= Zand-i Wahman yasn =

Medieval Zoroastrian apocalyptical text in Middle Persian

The Zand-i Wahman Yasn is a medieval Zoroastrian apocalyptical text in Middle Persian. It professes to be a prophetical work, in which Ahura Mazda gives Zoroaster an account of what was to happen to the behdin (those of the "good religion", i.e. the Zoroastrians) and their religion in the future. The oldest surviving manuscript (K20, in Copenhagen) is from about 1400, but the text itself is older, written and edited over the course of several generations.

The work is also known as the Bahman Yasht and Zand-i wahman yasht. These titles are scholastic mistakes, in the former case due to 18th century Anquetil Du Perron, and the latter due to 19th century Edward William West. The text is neither a Yasht, nor is it in any way related to the Avesta's (lost) Bahman Yasht (see note below). Chapter and line pointers to the Zand-i Wahman Yasn are conventionally abbreviated ZWY, and follow the subdivisions defined in the 1957 Anklesaria translation. These subdivisions differ from those used in earlier translations.
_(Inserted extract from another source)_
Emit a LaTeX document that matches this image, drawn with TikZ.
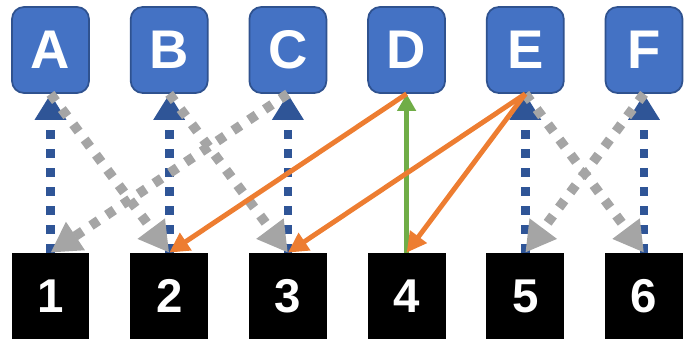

The text survives in two versions: a Middle Persian version in Pahlavi script, and in a Pazand transliteration with commentary in Avestan script. From the scholastic point of view, the work is enormously interesting for the study of religion. While the text is superficially an Iranian one, there is some question whether some of the details are Iranian adaptions from alien sources. Arguments for both an indigenous origin (with loaning to Judeo-Christian-Islamic tradition), and vice versa (borrowing from Semitic and Hellenistic sources) have been put forward. A connection to the Hellenistic Oracles of Hystaspes is generally acknowledged. That text, unlike most works attributed to Pseudo-Zoroastrian authors, was apparently based on genuine Zoroastrian traditions.

Structurally, the Zand-i Wahman Yasn is laid out as a conversation between Zoroaster and Ahura Mazda, in which the latter gives his prophet the ability to see into the future. Chapters 1, 2 and 3 introduce a millennial scheme with seven periods. The first three periods represent the ages up and including the "millennium of Zoroaster". The last four periods, which account for what will occur thereafter, are analogized as a tree with four branches, one each of gold, silver, steel, and impure iron. Chapters 4, 5 and 6 prophesy the calamities that will occur when the "enemies of the good religion" (see Aniran) conquer Iran at the end of the "tenth millennium", causing a debasement of moral, social, religious order (see Asha, "order"). Chapters 7, 8 and 9 prophesy the events of the last 3,000 years of the world, beginning with the eleventh millennium, and in which the arrival of each of the three saoshyants are foretold. The text prophecies the end of the world as a great conflagration in which the world is destroyed/purified by fire, with Ahura Mazda's eventual triumph, after which the dead righteous (ashavan) are resurrected to eternal perfection and reunification with God, and time ends.

In the 19th century, James Darmesteter surmised that the Zand-i Wahman Yasn represented a translation of parts of the Avesta's lost Bahman Yasht. This notion is no longer followed today; modern scholarship is in agreement that the 6th century work has "nothing in common" with what is actually known of the genuine Avestan Bahman yasht texts. The Amesha Spenta Bahman/Wahman (Av: Vohu Manah) does not even appear in the text. That the basic "plot" draws on Avestan material, and that the work mimics the style of the Avesta's authors, are generally acknowledged.